Fascinating osteoblast compatibility and antibacterial activity of HA-Ta2O5 composite coating deposited by plasma electrolytic oxidation

Abstract

This study concentrated on improving the characteristics of hydroxyapatite (HA) coatings through the addition of varying concentrations of tantalum pentoxide (Ta₂O₅) nanoparticles, ranging from 0 to 1.5 g/L, to the electrolyte solution. The HA-Ta₂O₅ composite coatings were deposited on the Ti6Al4V metallic implant utilizing the plasma electrolytic oxidation (PEO) method. Although the addition of Ta₂O₅ nanoparticles to the electrolyte did not vary the phase composition of the films, more compact and denser coatings were achieved with the embedded nanoparticles.
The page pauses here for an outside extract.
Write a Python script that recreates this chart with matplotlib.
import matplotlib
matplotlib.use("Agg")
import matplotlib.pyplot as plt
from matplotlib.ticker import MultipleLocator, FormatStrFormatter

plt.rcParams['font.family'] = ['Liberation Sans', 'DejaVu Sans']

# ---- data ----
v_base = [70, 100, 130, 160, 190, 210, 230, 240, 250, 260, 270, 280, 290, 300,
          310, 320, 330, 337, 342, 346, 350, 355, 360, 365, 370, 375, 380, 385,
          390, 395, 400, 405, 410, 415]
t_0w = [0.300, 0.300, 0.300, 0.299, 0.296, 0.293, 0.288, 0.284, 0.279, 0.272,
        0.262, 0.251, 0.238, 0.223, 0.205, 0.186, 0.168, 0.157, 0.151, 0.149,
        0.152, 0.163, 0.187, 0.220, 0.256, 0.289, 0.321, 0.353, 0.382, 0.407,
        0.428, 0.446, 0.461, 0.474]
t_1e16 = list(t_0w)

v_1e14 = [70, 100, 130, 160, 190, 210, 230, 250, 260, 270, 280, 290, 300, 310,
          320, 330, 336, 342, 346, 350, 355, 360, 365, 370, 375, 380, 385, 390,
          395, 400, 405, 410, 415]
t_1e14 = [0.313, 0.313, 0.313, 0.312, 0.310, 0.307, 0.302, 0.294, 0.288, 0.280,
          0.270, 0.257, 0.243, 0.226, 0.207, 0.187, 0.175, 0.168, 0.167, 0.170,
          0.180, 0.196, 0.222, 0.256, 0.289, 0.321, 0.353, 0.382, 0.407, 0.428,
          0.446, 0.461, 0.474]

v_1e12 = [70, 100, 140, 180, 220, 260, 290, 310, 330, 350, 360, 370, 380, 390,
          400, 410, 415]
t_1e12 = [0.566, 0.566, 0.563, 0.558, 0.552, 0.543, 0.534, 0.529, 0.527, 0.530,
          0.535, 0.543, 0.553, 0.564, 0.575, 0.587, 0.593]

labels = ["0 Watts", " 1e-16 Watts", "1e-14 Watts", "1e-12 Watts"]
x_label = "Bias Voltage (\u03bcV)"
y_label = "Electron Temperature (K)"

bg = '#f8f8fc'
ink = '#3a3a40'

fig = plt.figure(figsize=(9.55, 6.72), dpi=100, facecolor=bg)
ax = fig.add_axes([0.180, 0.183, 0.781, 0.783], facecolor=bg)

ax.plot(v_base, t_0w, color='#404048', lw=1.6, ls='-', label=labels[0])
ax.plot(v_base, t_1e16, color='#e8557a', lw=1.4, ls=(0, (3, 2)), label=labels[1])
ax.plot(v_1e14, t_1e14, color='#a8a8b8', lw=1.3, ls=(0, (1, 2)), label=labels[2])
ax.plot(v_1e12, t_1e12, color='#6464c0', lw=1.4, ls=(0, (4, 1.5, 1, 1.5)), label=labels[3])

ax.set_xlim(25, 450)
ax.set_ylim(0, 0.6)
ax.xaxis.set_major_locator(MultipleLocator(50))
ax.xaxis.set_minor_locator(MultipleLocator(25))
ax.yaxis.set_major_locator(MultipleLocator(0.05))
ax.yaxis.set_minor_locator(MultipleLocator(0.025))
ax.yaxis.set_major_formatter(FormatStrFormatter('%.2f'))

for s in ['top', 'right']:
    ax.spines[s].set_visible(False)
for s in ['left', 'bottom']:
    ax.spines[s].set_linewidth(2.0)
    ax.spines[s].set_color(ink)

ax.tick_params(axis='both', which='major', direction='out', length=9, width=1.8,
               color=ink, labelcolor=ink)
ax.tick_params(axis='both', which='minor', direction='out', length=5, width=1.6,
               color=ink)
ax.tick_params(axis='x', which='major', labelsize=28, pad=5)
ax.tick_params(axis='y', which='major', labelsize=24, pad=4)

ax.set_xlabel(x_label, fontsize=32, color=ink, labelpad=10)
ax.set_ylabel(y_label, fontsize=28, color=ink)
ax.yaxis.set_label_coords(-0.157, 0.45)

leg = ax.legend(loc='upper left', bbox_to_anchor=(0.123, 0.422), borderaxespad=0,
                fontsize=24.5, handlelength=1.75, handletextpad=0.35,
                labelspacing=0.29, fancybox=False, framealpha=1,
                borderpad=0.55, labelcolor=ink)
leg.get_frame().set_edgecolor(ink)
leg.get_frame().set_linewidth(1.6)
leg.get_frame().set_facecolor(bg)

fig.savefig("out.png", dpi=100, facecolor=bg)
Energy-dispersive X-ray spectroscopy (EDS) elemental mapping and Fourier transform infrared spectroscopy (FTIR) tests were used to confirm the codeposition of the nanoparticles with the HA matrix, and evaluate the uniformity of the nanoparticle distribution throughout the coating. The compatibility of the coatings with osteoblast cells was determined using the MG-63 osteoblastic cell line. The findings indicated a beneficial effect of the incorporated Ta₂O₅ nanoparticles on osteoblastic cell functions adhered to the composite coatings. Additionally, the antibacterial activity of the coatings against Escherichia coli and Staphylococcus aureus pathogenic bacteria was examined by plate-counting assay, and results indicated that the higher nanoparticle content in the coatings stimulated the more robust antibacterial activity. The adopted strategy is capable of rendering substantial progress in surface modification of the metallic implants.